The people of North Carolina pay federal taxes. Our tax dollars help fund the 90 percent federal match on Medicaid expansion enrollees for states that have expanded Medicaid under the Affordable Care Act. The North Carolina General Assembly has not expanded Medicaid for North Carolinians. Not only does this leave half a million of our neighbors without health care coverage, it also leaves billions of federal dollars on the table. Dollars that North Carolina tax payers sent to Washington. Dollars that Washington is trying to send back to North Carolinians who qualify for healthcare coverage under the law of the land.
Many of us are so desperate to break through this illogical dystopia, we’ve come to see ill gain as good gain. The current proposal to “close the gap”—we dare not call it Medicaid expansion—by charging people a premium and imposing a work reporting requirement is hailed as progress.
Sometimes wrong is just wrong, not a little bit wrong or almost right. Just wrong. Denying health care coverage to nearly half a million people is wrong. When we consider the positive ripple effect that coverage would have for their communities—dollars into N.C. means dollars out to the clinics, hospitals, pharmacies, providers—it just gets more wrong. We have strayed so far from acceptable measures of justice in N.C. that any move in that direction is hailed as a victory, even while it’s still wrong.
We are “straining gnats” (Matthew 23:23-24). Work reporting requirements and premium payments are like the “mint, dill, and cummin” measured out by legalists who neglect the “weightier matters of the law: justice, mercy, and faith.”

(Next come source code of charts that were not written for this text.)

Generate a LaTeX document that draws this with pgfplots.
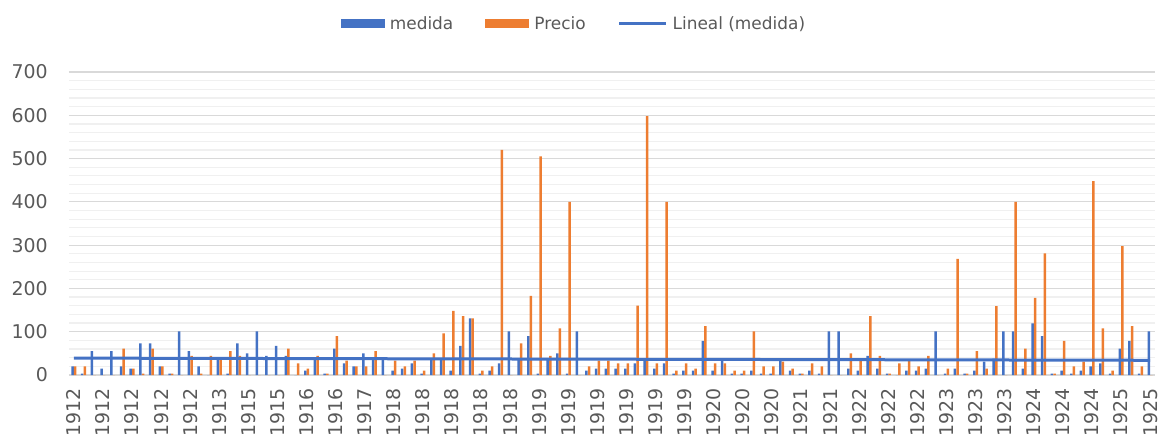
\documentclass[border=0pt]{standalone}
\usepackage{fontspec}
\setmainfont{DejaVu Sans}
\usepackage{pgfplots}
\usepackage{pgfplotstable}
\pgfplotsset{compat=1.18}
\definecolor{medblue}{HTML}{4472C4}
\definecolor{preorange}{HTML}{ED7D31}
\definecolor{txtgray}{HTML}{595959}
\definecolor{majgrid}{HTML}{D9D9D9}
\definecolor{mingrid}{HTML}{F0F0F0}

% c = category index, medida, precio
\pgfplotstableread{
c medida precio
0 20 20
1 3 20
2 55 0
3 15 0
4 55 0
5 20 61
6 15 15
7 73 3
8 73 61
9 20 20
10 3 3
11 101 0
12 55 44
13 20 3
14 0 44
15 38 38
16 3 55
17 73 44
18 50 0
19 101 0
20 44 0
21 67 0
22 44 61
23 0 27
24 10 15
25 35 44
26 3 3
27 61 90
28 27 33
29 20 20
30 50 20
31 35 55
32 35 0
33 10 33
34 15 20
35 27 33
36 3 10
37 35 50
38 35 96
39 10 148
40 67 136
41 131 131
42 3 10
43 10 20
44 27 520
45 101 0
46 35 73
47 90 183
48 3 505
49 35 44
50 50 108
51 3 400
52 101 0
53 10 20
54 15 33
55 15 33
56 15 27
57 15 27
58 27 160
59 35 598
60 15 27
61 27 400
62 3 10
63 10 27
64 10 15
65 79 113
66 10 27
67 35 27
68 3 10
69 3 10
70 10 101
71 3 20
72 3 20
73 35 31
74 10 15
75 3 3
76 10 27
77 3 20
78 101 0
79 101 0
80 15 50
81 10 38
82 44 136
83 15 44
84 3 3
85 0 27
86 10 33
87 10 20
88 15 44
89 101 0
90 3 15
91 15 268
92 3 3
93 10 55
94 31 15
95 38 159
96 101 0
97 101 400
98 15 61
99 119 178
100 90 281
101 3 3
102 10 79
103 3 20
104 10 31
105 20 448
106 27 108
107 3 10
108 61 298
109 79 113
110 3 20
111 101 0
}\datos

\begin{document}
\begin{tikzpicture}
\begin{axis}[
  scale only axis,
  width=1086bp, height=303bp,
  xmin=-0.5, xmax=111.5,
  ymin=0, ymax=700,
  enlargelimits=false,
  ytick={0,100,...,700},
  minor y tick num=4,
  ymajorgrids, yminorgrids,
  major grid style={majgrid, line width=1.2bp},
  minor grid style={mingrid, line width=1.2bp},
  axis line style={draw=none},
  major tick length=0pt, minor tick length=0pt,
  xtick={0,3,...,111},
  xticklabels={1912,1912,1912,1912,1912,1913,1915,1915,1916,1916,1917,1918,1918,1918,1918,1918,1919,1919,1919,1919,1919,1919,1920,1920,1920,1921,1921,1922,1922,1922,1923,1923,1923,1924,1924,1924,1925,1925},
  tick label style={font=\fontsize{19}{22}\selectfont, text=txtgray, inner sep=0pt},
  /pgf/number format/assume math mode=true,
  yticklabel shift=21bp,
  xticklabel style={rotate=90, anchor=east},
  xticklabel shift=13bp,
  legend columns=3,
  legend style={at={(0.465,1.16)}, anchor=center, draw=none, fill=none,
    font=\fontsize{17}{20}\selectfont, text=txtgray,
    /tikz/every odd column/.append style={column sep=3bp},
    /tikz/every even column/.append style={column sep=30bp}},
]
\addplot[ybar, bar width=2.5bp, bar shift=-1.3bp, fill=medblue, draw=none,
  legend image code/.code={\fill[medblue] (0bp,-4.5bp) rectangle (44bp,4.5bp);}]
  table[x=c, y=medida] {\datos};
\addlegendentry{medida}
\addplot[ybar, bar width=2.5bp, bar shift=1.3bp, fill=preorange, draw=none,
  legend image code/.code={\fill[preorange] (0bp,-4.5bp) rectangle (44bp,4.5bp);}]
  table[x=c, y=precio] {\datos};
\addlegendentry{Precio}
\addplot[medblue, line width=3bp, sharp plot,
  legend image code/.code={\draw[medblue, line width=3bp] (0bp,0bp) -- (47bp,0bp);}]
  coordinates {(0,39) (111,34)};
\addlegendentry{Lineal (medida)}
\end{axis}
\pgfresetboundingbox
\path[use as bounding box] (-69bp,-60bp) rectangle (1091bp,375bp);
\end{tikzpicture}
\end{document}
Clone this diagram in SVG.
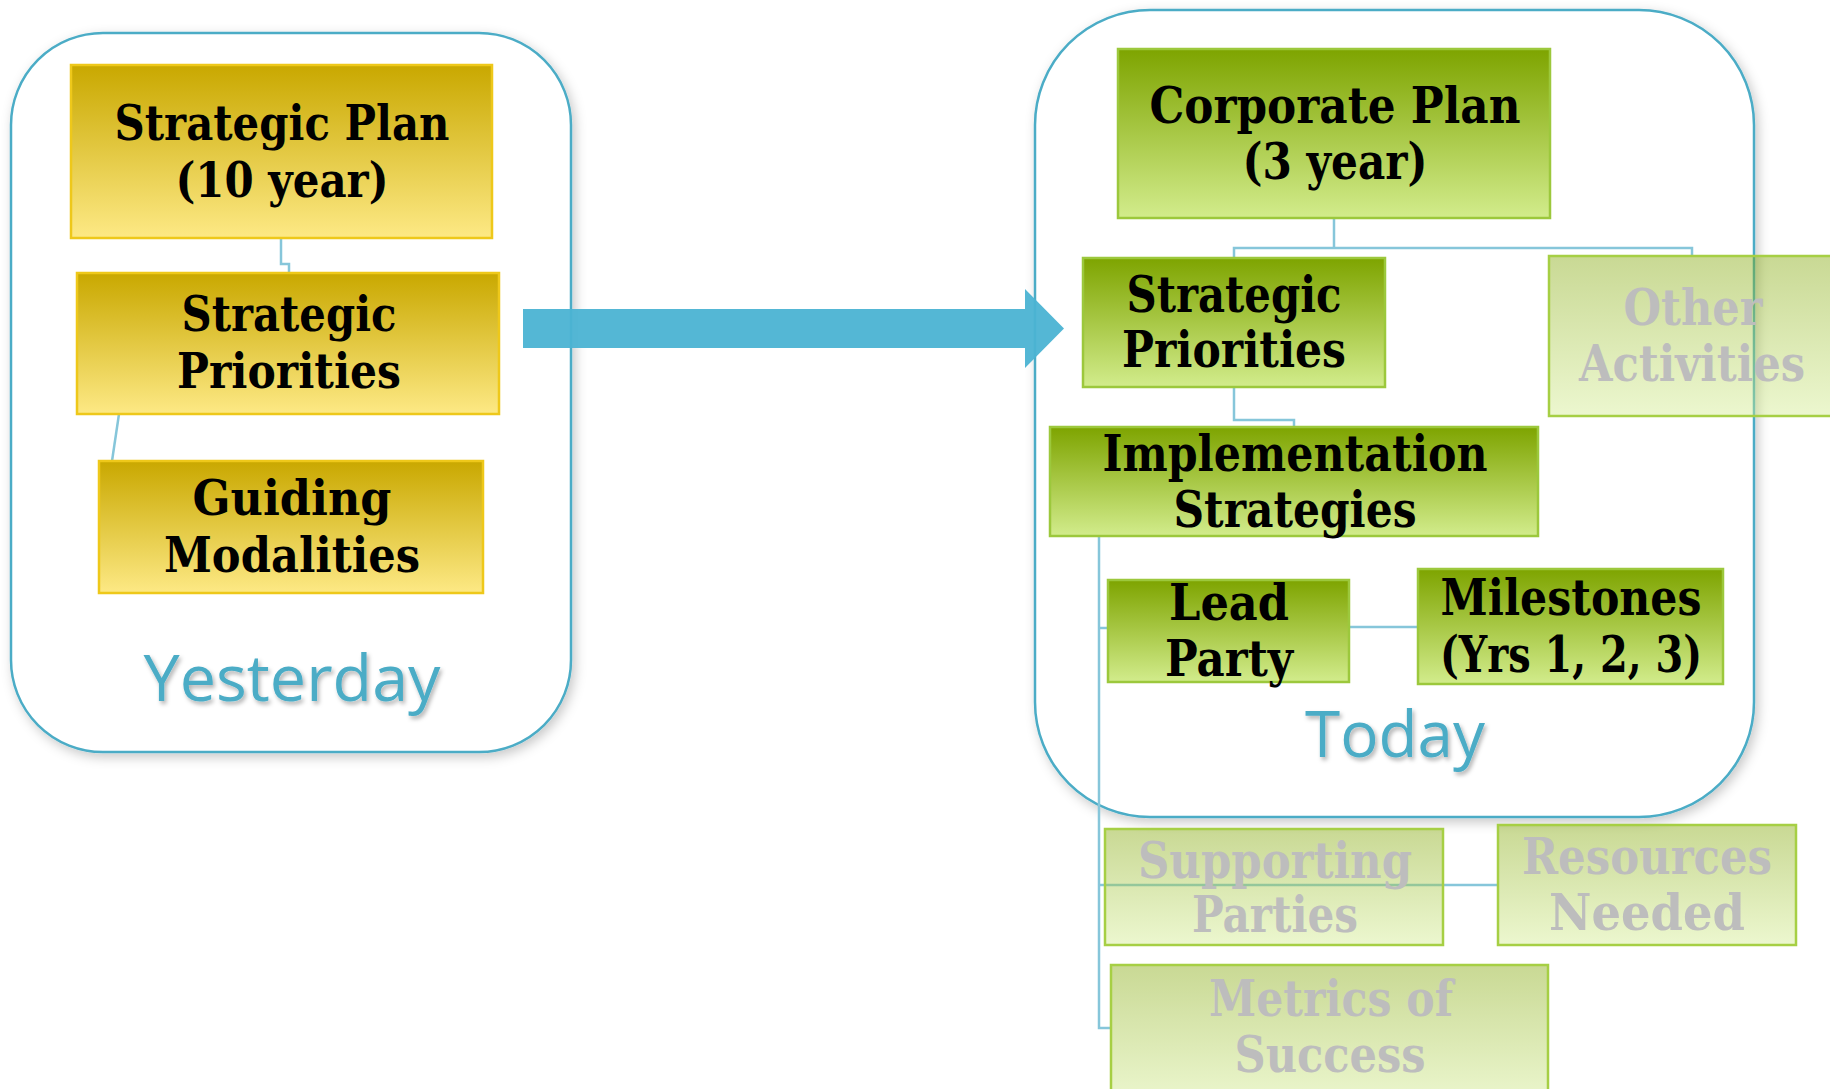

The data is there to show that requiring premiums creates affordability challenges for people with low incomes in need of health coverage. In the end, they must choose between premiums and groceries. The groceries rightfully win and health coverage is lost, putting us right back where we were. Likewise, a work reporting requirement has been shown to create administrative challenges, to say nothing of being ruled illegal in states that have tried it (Arkansas and Kentucky). Truth is, according to a Kaiser Foundation report, nearly 8 in 10 Medicaid adults are in working families, and most (59%) are working themselves without being required to do so as a condition of coverage. Many others are family care-givers or people who have barriers to work as a result of chronic pain, dental needs, or other untreated medical conditions.
Besides, Medicaid is a healthcare program, not a jobs program.
It’s Holy Week in the Christian faith. For practitioners of this tradition, the call to do justice and love mercy ranks supreme. There is no need to compromise. We can have Medicaid expansion and all the good it brings without the encumbrance of regulations and stipulations. And that would not be wrong.